The minimum supported PSU is the Raspberry Pi 27 W USB-C PD Supply (5 V / 5 A). The 45 W supply is recommended whenever the AI accelerator, NVMe SSD, and LTE/5G modem are populated together. Standard 5 V / 3 A (15 W) phone chargers will trigger under-voltage warnings and may reboot the system. Also set usb_max_current_enable=1 in /boot/firmware/config.txt on first boot; without it, the Pi 5 pauses at boot and waits for a button press.
The 15 mm and 5 mm M2.5 spacers, the 4× M2.5 mounting screws, and the 3× M2 6 mm flat-head M.2 screws are all finger-tight only. Loose spacers cause intermittent pogo-pin contact, which surfaces as power glitches or reboots under inference load. Over-torquing strips the threads in the Pi 5 PCB and the threads are not field-repairable. No power driver.
Physical design notes
- No buttons or switches on the Expansion Board. No reset, no power button, no user-programmable switch. Power state follows the USB-C PD input.
- No back-feed protection on the Pi 5 USB-C side. Power must come from the Expansion Board only. Plugging a second PSU into the Pi 5's USB-C port causes only the Pi 5 itself to operate, and the Expansion Board stack is unsupported in that configuration.
- No power-monitoring circuitry. Real-time per-slot or full-stack power draw is not measurable from the Raspberry Pi side.
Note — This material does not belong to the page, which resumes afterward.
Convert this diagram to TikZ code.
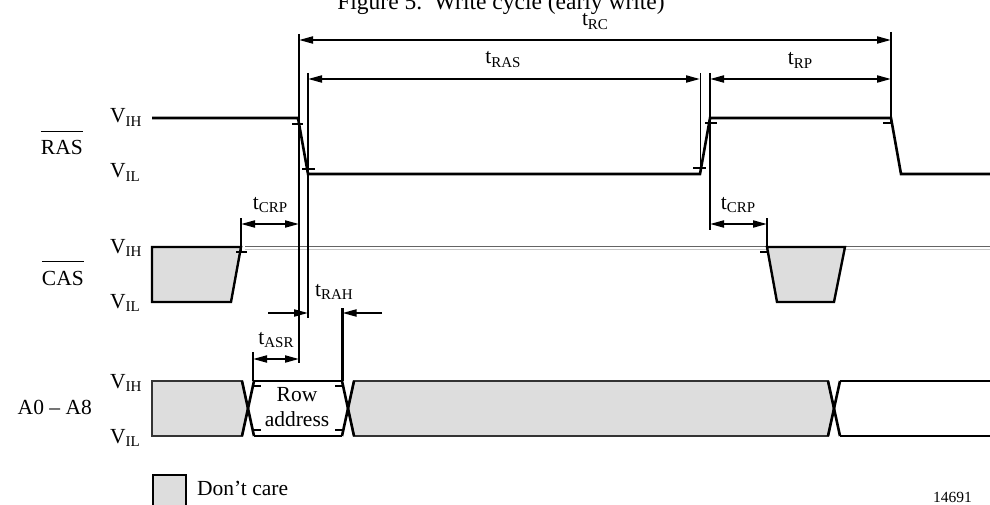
\documentclass[tikz,border=0pt]{standalone}
\usepackage{fontspec}
\setmainfont{Liberation Serif}
\usetikzlibrary{arrows.meta,calc}
\definecolor{dcgray}{RGB}{221,221,221}
\definecolor{lvldark}{RGB}{100,100,100}
\definecolor{lvllight}{RGB}{200,200,200}
\newcommand\lsub[2]{#1\raisebox{-3.5pt}{\fontsize{15}{15}\selectfont #2}}
\begin{document}
\begin{tikzpicture}[x=1pt,y=-1pt,
  every node/.style={font=\fontsize{21.5}{25}\selectfont, inner sep=0pt},
  wave/.style={line width=2.6pt, line join=miter},
  tick/.style={line width=2pt},
  vline/.style={line width=2.3pt},
  thinline/.style={line width=1pt},
  dim/.style={line width=2pt, {Triangle[length=14pt,width=7pt]}-{Triangle[length=14pt,width=7pt]}},
  onearrow/.style={line width=2pt, -{Triangle[length=14pt,width=7pt]}},
  dcshape/.style={fill=dcgray, draw=black, line width=2.4pt, line join=miter},
  dcaddr/.style={fill=dcgray, draw=black!80, line width=1.8pt, line join=miter},
  lbl/.style={anchor=base},
  lvl/.style={anchor=base west}
]
\useasboundingbox (0,0) rectangle (990,505);

% title
\node[lbl, font=\fontsize{23.5}{27}\selectfont] (title) at (501,10) {Figure 5.\ \ Write cycle (early write)};

% signal names
\node[anchor=base east] (ras) at (83,155) {RAS};
\draw[line width=1.5pt] ($(ras.north west)+(0,-9)$) -- ($(ras.north east)+(0,-9)$);
\node[anchor=base east] (cas) at (84,285) {CAS};
\draw[line width=1.5pt] ($(cas.north west)+(0,-9)$) -- ($(cas.north east)+(0,-9)$);
\node[anchor=base east] (addr) at (92,414) {A0 -- A8};

\node[lvl] (rvih) at (110,123) {\lsub{V}{IH}};
\node[lvl] (rvil) at (110,178) {\lsub{V}{IL}};
\node[lvl] (cvih) at (110,253) {\lsub{V}{IH}};
\node[lvl] (cvil) at (110,308) {\lsub{V}{IL}};
\node[lvl] (avih) at (110,388) {\lsub{V}{IH}};
\node[lvl] (avil) at (110,443) {\lsub{V}{IL}};

% RAS waveform
\draw[wave] (152,118) -- (298,118) -- (308,174) -- (700,174) -- (710,118) -- (891,118) -- (901,174) -- (992,174);
\draw[tick] (292,124) -- (303,124);
\draw[tick] (302,169) -- (315,169);
\draw[tick] (693,168) -- (706,168);
\draw[tick] (705,123) -- (717,123);
\draw[tick] (883,123) -- (893,123);

% CAS level lines
\draw[lvldark, line width=1pt] (245,246.5) -- (992,246.5);
\draw[lvllight, line width=1pt] (245,249) -- (992,249);

% CAS waveform
\draw[dcshape] (152,247) -- (241,247) -- (231,302) -- (152,302) -- cycle;
\draw[tick] (236,252) -- (247,252);
\draw[dcshape] (767,247) -- (845,247) -- (834,302) -- (777,302) -- cycle;
\draw[tick] (760,252) -- (767,252);

% Address waveform
\draw[dcaddr] (152,381) -- (242,381) -- (248,408.5) -- (242,436) -- (152,436) -- cycle;
\draw[dcaddr] (354,381) -- (828,381) -- (834,408.5) -- (828,436) -- (354,436) -- (348,408.5) -- cycle;
\draw[wave] (242,381) -- (254,436);
\draw[wave] (242,436) -- (254,381);
\draw[wave] (342,381) -- (354,436);
\draw[wave] (342,436) -- (354,381);
\draw[wave] (828,381) -- (840,436);
\draw[wave] (828,436) -- (840,381);
\draw[wave] (254,381) -- (342,381);
\draw[wave] (254,436) -- (342,436);
\draw[wave] (992,381) -- (840,381);
\draw[wave] (992,436) -- (840,436);
\draw[tick] (252,386) -- (261,386);
\draw[tick] (252,430) -- (261,430);
\draw[tick] (335,386) -- (344,386);
\draw[tick] (335,430) -- (344,430);
\node[lbl] (row) at (297,401) {Row};
\node[lbl] (rowaddr) at (297,426) {address};

% vertical reference lines
\coordinate (v1t) at (299,34);  \coordinate (v1b) at (299,363);
\coordinate (v2t) at (308,73);  \coordinate (v2b) at (308,318);
\coordinate (v3t) at (891,32);  \coordinate (v3b) at (891,122);
\coordinate (v4t) at (700,73);  \coordinate (v4b) at (700,172);
\coordinate (v5t) at (710,73);  \coordinate (v5b) at (710,230);
\coordinate (v6t) at (241,218); \coordinate (v6b) at (241,251);
\coordinate (v7t) at (767,218); \coordinate (v7b) at (767,247);
\coordinate (v8t) at (253,352); \coordinate (v8b) at (253,381);
\coordinate (v9t) at (342.5,308); \coordinate (v9b) at (342.5,381);
\draw[vline] (v1t) -- (v1b);
\draw[vline] (v2t) -- (v2b);
\draw[vline] (v3t) -- (v3b);
\draw[thinline] (v4t) -- (v4b);
\draw[vline] (v5t) -- (v5b);
\draw[vline] (v6t) -- (v6b);
\draw[vline] (v7t) -- (v7b);
\draw[vline] (v8t) -- (v8b);
\draw[vline] (v9t) -- (v9b);

% dimension arrows
\draw[dim] (299,40) -- (891,40);
\node[lbl] (trc) at (595,26) {\lsub{t}{RC}};
\draw[dim] (308,79) -- (700,79);
\node[lbl] (tras) at (503,64) {\lsub{t}{RAS}};
\draw[dim] (710,79) -- (891,79);
\node[lbl] (trp) at (800,65) {\lsub{t}{RP}};
\draw[dim] (241,224) -- (299,224);
\node[lbl] (tcrp1) at (270,209) {\lsub{t}{CRP}};
\draw[dim] (710,224) -- (767,224);
\node[lbl] (tcrp2) at (738,209) {\lsub{t}{CRP}};
\draw[dim] (253,359) -- (299,359);
\node[lbl] (tasr) at (276,344) {\lsub{t}{ASR}};
\coordinate (rahl) at (268,313);
\coordinate (rahr) at (382,313);
\draw[onearrow] (rahl) -- (308,313);
\draw[onearrow] (rahr) -- (342.5,313);
\node[lbl] (trah) at (334,296) {\lsub{t}{RAH}};

% legend
\draw[fill=dcgray, draw=black, line width=2pt] (153,475) rectangle (186,512);
\node[anchor=base west] (dc) at (197,495) {Don’t care};
\node[anchor=base east, font=\fontsize{15.5}{18}\selectfont] (fignum) at (972,502) {14691};
\end{tikzpicture}
\end{document}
dxtopexposes NPU-side power only; full-stack power requires an external USB-C power meter. - ESD sensitivity. Handle the Expansion Board, the DX-M1 module, the NVMe SSD, and the LTE/5G modem by their edges. Avoid touching exposed M.2 contacts, pogo pins, or FFC pins without ESD grounding.
- No vibration qualification. The pogo-pin back-power connection has not been qualified for high-vibration environments (drones, mobile robots). Long-term reliability under sustained shock and vibration is unverified.
- Indoor commercial use. The Edge AI Expansion Board is a commercial-grade electronic assembly intended for indoor deployment. Outdoor use requires a sealed enclosure addressing moisture, temperature, ventilation, and airborne contaminants.